Independent book shop in Victoria, British Columbia, Canada

Munro's Books is a large independent bookstore in Victoria, British Columbia, Canada, located in a landmark heritage building on Government Street. It was founded in 1963 by Jim Munro and his then-wife Alice. Since Jim's retirement in 2014, the store has had no connection to the Munro family. The store celebrated its 50th anniversary in September 2013.

Since 1984, the store has been located in downtown Victoria in the neo-classical Royal Bank Building with a 24 ft coffered ceiling, designed in 1909 for the Royal Bank of Canada by architect Thomas Hooper. Munro's Books has been described by journalist Allan Fotheringham as "the most magnificent bookstore in Canada, possibly in North America."

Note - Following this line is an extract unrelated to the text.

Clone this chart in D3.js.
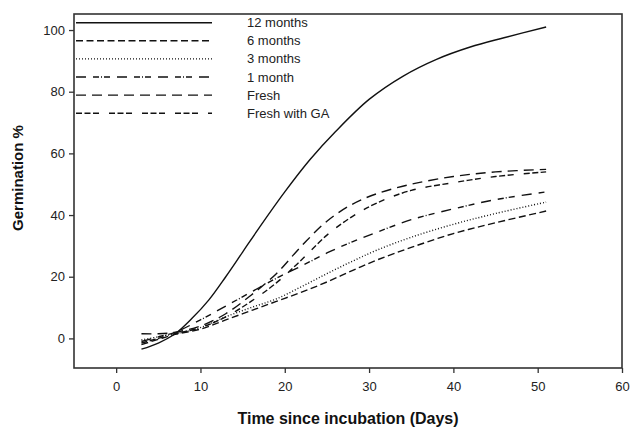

The store was founded in 1963 by Jim Munro and his first wife, Alice Munro, the 2013 Nobel Prize-winning short-story writer. At the start, its stock was mostly paperbacks. According to Jim Munro, Alice Munro began to write after reading some of the bookstore's stock and deciding angrily that "I can write better books than this," however, Alice had her first story published 13 years before the bookstore opened, in 1950. Although Alice Munro did not have any relation to the bookstore for decades, the store still received fan and press calls asking for her.

Textile artist Carole Sabiston, Jim Munro's second wife, created the tapestries that decorate the bookstore.

The store management issued a statement in support of Alice and Jim Munro's daughter Andrea Skinner shortly after the publication of the story in major North American newspapers that Alice Munro's second husband had abused Munro's daughter.